Hi Bill,

My reason for using OAuth rather than OIDC is because the id_token in OIDC is 
audience restricted to the client.  This was clearly intended for WebSSO / 
authentication to a client running on a web server.  It does not help the case 
where the user of a RESTful native client want to authenticate to a RESTful web 
service.

I agree that OAuth lacks a “defined” way to communicate what is in the AT (as 
OAuth does not define the content of the AT), but within an enterprise domain 
this is easy to solve by profiling.  And in any implementation of OAuth on the 
Internet, the AT must at some level identify the user to the RS.  Otherwise how 
else would the RS know who’s protected resources the client is trying to 
access?  Now whether the RS learns that through introspection or by parsing a 
JWT-structured AT is of course not defined.  But at the end of the day, the AT 
definitely (in all cases that I can think of) identifies the user.

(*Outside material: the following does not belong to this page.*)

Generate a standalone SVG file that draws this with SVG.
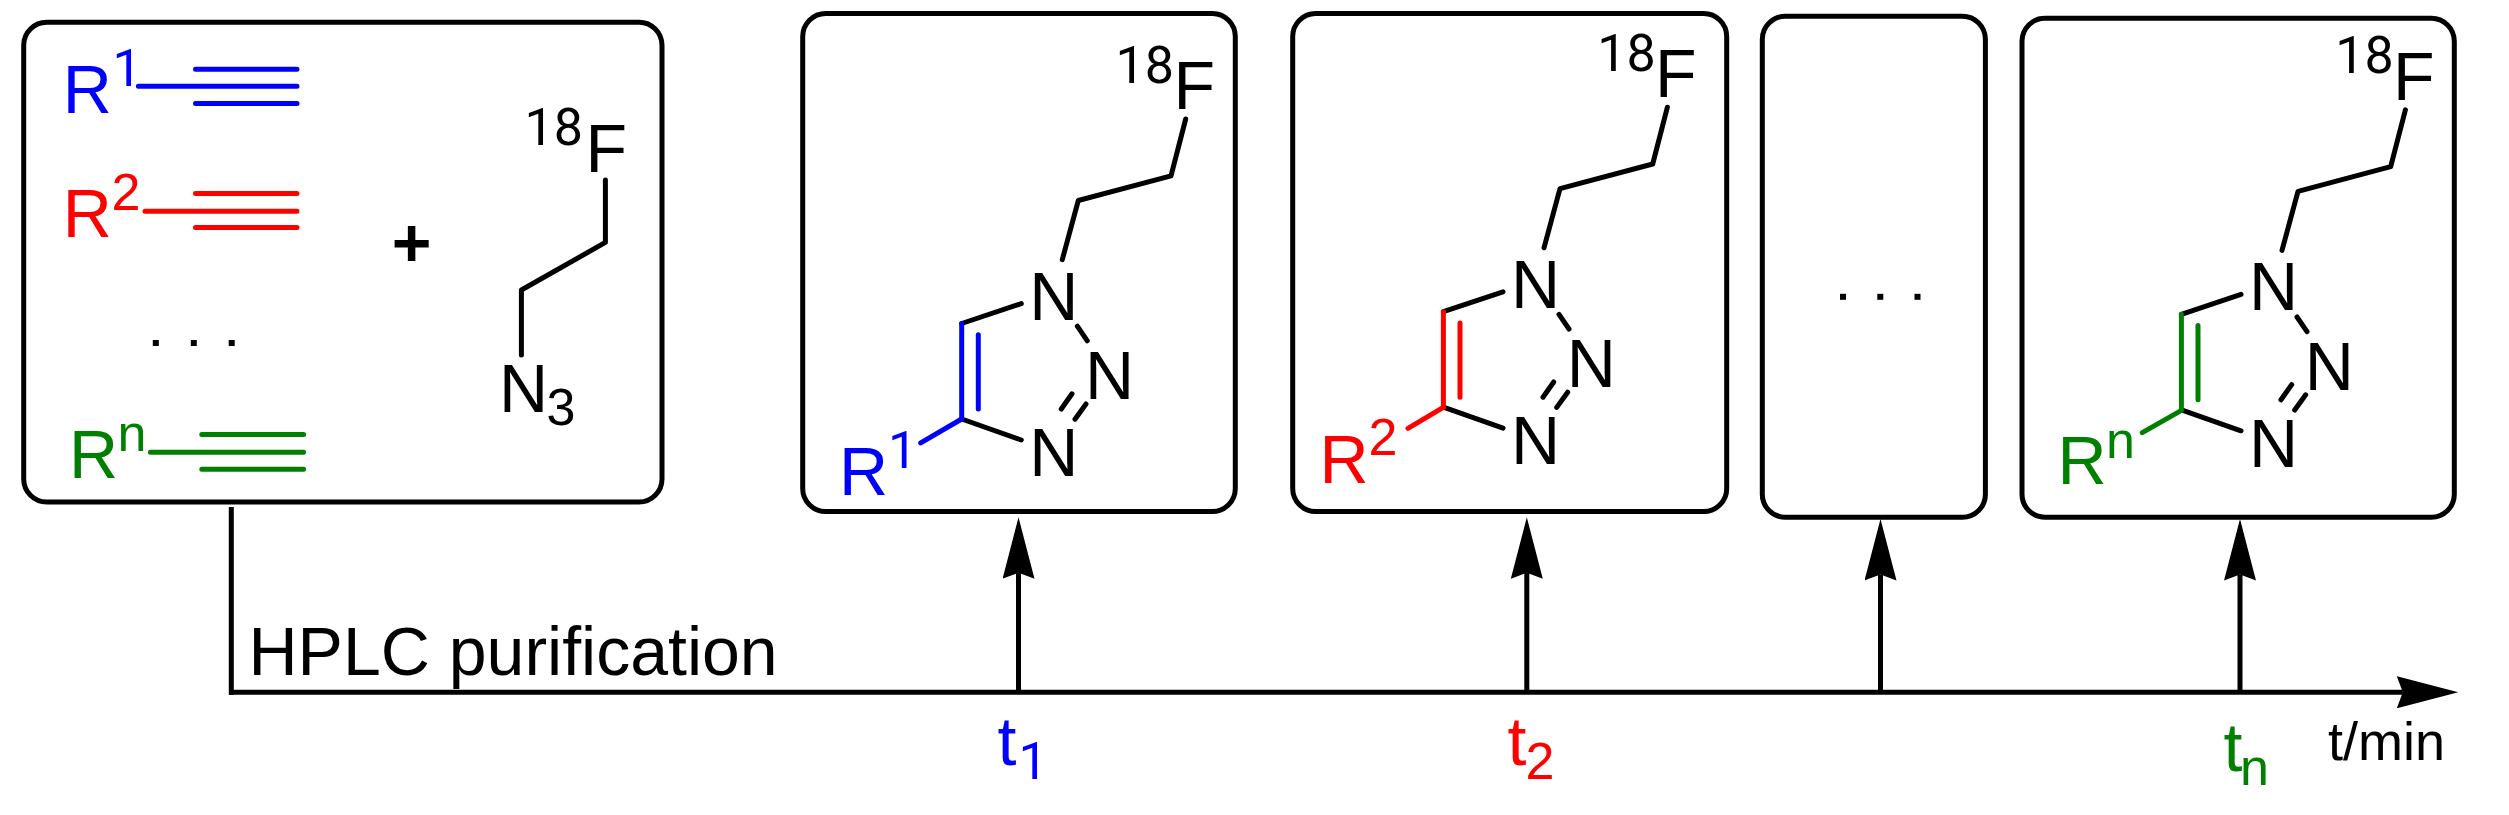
<svg xmlns="http://www.w3.org/2000/svg" width="2509" height="815" viewBox="0 0 2509 815">
<style>
text{font-family:"Liberation Sans",Arial,sans-serif;font-size:68px;fill:#000}
.s{font-size:52px}
.d{font-family:Roboto,"Liberation Sans",sans-serif;font-size:52px}
.box{fill:#fff;stroke:#000;stroke-width:5}
.bond{fill:none;stroke:#000;stroke-width:5;stroke-linecap:round;stroke-linejoin:round}
.blue{fill:#00f}.red{fill:#f00}.green{fill:#008000}
.bond.cb{stroke:#00f}.bond.cr{stroke:#f00}.bond.cg{stroke:#008000}
.conn{fill:none;stroke:#000;stroke-width:5}
</style>
<defs>
<marker id="head" markerUnits="userSpaceOnUse" markerWidth="62" markerHeight="32" refX="6" refY="16" orient="auto"><path d="M0 0L61.5 16L0 32L6 16z" fill="#000"/></marker>
<path id="ring" d="M1185.7 119L1171 175.8L1078.3 200.5L1062.3 259.6M1021.3 303.6L961.7 323.5M961.7 419L1021.3 440M1077.3 326.2L1087.3 340.8M1072 393.8L1061.3 409M1086 404L1075 419.2"/>
<path id="dbl" d="M961.7 323.5V419M978.3 334.7V409"/>
<rect id="dot" width="6" height="6" fill="#000"/>
</defs>

<g id="connectors">
<path class="conn" d="M231.3 507V694.8"/>
<path class="conn" d="M229 692.3H2402.8" marker-end="url(#head)"/>
<path class="conn" d="M1018.5 692V572.8" marker-end="url(#head)"/>
<path class="conn" d="M1526.8 692V572.8" marker-end="url(#head)"/>
<path class="conn" d="M1880.5 692V574.5" marker-end="url(#head)"/>
<path class="conn" d="M2240 692V574.5" marker-end="url(#head)"/>
</g>

<g id="reactants">
<rect class="box" x="23.7" y="22.3" width="638.3" height="479.7" rx="23"/>
<text class="blue"><tspan x="62.8" y="112.7">R</tspan><tspan class="d" x="112.6" y="85.7">1</tspan></text>
<path class="bond cb" d="M195.5 69.2H297M138.4 86.2H297M195.5 103.5H297"/>
<text class="red"><tspan x="62.8" y="236.6">R</tspan><tspan class="s" x="111.5" y="210.3">2</tspan></text>
<path class="bond cr" d="M195.5 193.4H297M145 211.3H297M195.5 227.5H297"/>
<use href="#dot" x="152.8" y="340"/><use href="#dot" x="190.8" y="340"/><use href="#dot" x="228.7" y="340"/>
<text class="green"><tspan x="69" y="478.4">R</tspan><tspan class="s" x="117.5" y="451.3">n</tspan></text>
<path class="bond cg" d="M201.8 434.4H303.6M150.4 452.3H303.6M201.8 469.2H303.6"/>
<text x="411.7" y="266" text-anchor="middle" font-weight="bold">+</text>
<text><tspan class="d" x="524.5" y="145.4">18</tspan><tspan x="585.5" y="171.7">F</tspan></text>
<path class="bond" d="M605.4 180V242.4L521.4 290V355"/>
<text><tspan x="499" y="412.4">N</tspan><tspan class="s" x="546.5" y="425.3">3</tspan></text>
</g>

<g id="product-1">
<rect class="box" x="802.7" y="13.5" width="432.6" height="498" rx="23"/>
<use class="bond" href="#ring"/>
<use class="bond cb" href="#dbl"/>
<path class="bond cb" d="M961.7 419L920.7 442.9"/>
<text><tspan class="d" x="1115.5" y="82.7">18</tspan><tspan x="1173.4" y="109.3">F</tspan></text>
<text x="1029.2" y="319.5">N</text><text x="1085" y="399">N</text><text x="1029.2" y="476">N</text>
<text class="blue"><tspan x="839" y="494.6">R</tspan><tspan class="d" x="888" y="468.2">1</tspan></text>
</g>

<g id="product-2">
<rect class="box" x="1292.7" y="13.5" width="434" height="498" rx="23"/>
<g transform="translate(481.7 -11.8)">
<use class="bond" href="#ring"/>
<use class="bond cr" href="#dbl"/>
<text><tspan class="d" x="1115.5" y="82.7">18</tspan><tspan x="1173.4" y="109.3">F</tspan></text>
<text x="1029.2" y="319.5">N</text><text x="1085" y="399">N</text><text x="1029.2" y="476">N</text>
</g>
<path class="bond cr" d="M1443.3 407.4L1408 428.3"/>
<text class="red"><tspan x="1319.6" y="482.8">R</tspan><tspan class="s" x="1368.5" y="455.4">2</tspan></text>
</g>

<g id="placeholder">
<rect class="box" x="1762.3" y="16.2" width="223.1" height="501" rx="23"/>
<use href="#dot" x="1840" y="293.8"/><use href="#dot" x="1877.3" y="293.8"/><use href="#dot" x="1914.5" y="293.8"/>
</g>

<g id="product-n">
<rect class="box" x="2022" y="18.3" width="432.3" height="498.9" rx="23"/>
<g transform="translate(1219.7 -9.2)">
<use class="bond" href="#ring"/>
<use class="bond cg" href="#dbl"/>
<text><tspan class="d" x="1115.5" y="82.7">18</tspan><tspan x="1173.4" y="109.3">F</tspan></text>
<text x="1029.2" y="319.5">N</text><text x="1085" y="399">N</text><text x="1029.2" y="476">N</text>
</g>
<path class="bond cg" d="M2181 410.7L2142.3 432.7"/>
<text class="green"><tspan x="2057.6" y="484.4">R</tspan><tspan class="s" x="2106" y="458.4">n</tspan></text>
</g>

<g id="labels">
<text x="248.5" y="675">HPLC purification</text>
<text class="blue"><tspan x="997.6" y="765">t</tspan><tspan class="d" x="1018.6" y="779">1</tspan></text>
<text class="red"><tspan x="1507.4" y="765">t</tspan><tspan class="s" x="1525.5" y="779">2</tspan></text>
<text class="green"><tspan x="2223.6" y="770.7">t</tspan><tspan class="s" x="2240" y="785">n</tspan></text>
<text x="2328" y="760" style="font-size:54px">t/min</text>
</g>
</svg>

I am open minded to using OIDC if in the future if the client can request an 
id_token that is audience restricted to the RS it is going to communicate.  In 
other words, yes I agree that OIDC is the preferred mechanism for performing 
“user authentication to a client,” but I also argue that OAuth is the best 
method to perform “user authentication to an RS” (if you want to get your RS 
out of the password consumption business).  I am not at all advocating OAuth 
for authentication to a client.

-adam

From: William Mills [mailto:wmills_92...@yahoo.com]
Sent: Tuesday, February 05, 2013 6:49 PM
To: Lewis Adam-CAL022; Tim Bray
Cc: "WG <oauth@ietf.org>"@il06exr02.mot.com
Subject: Re: [OAUTH-WG] Why OAuth it self is not an authentication framework ?

Why use OAuth when OpenID does everything that OAuth can do as an 
authentication method and does a few things much better?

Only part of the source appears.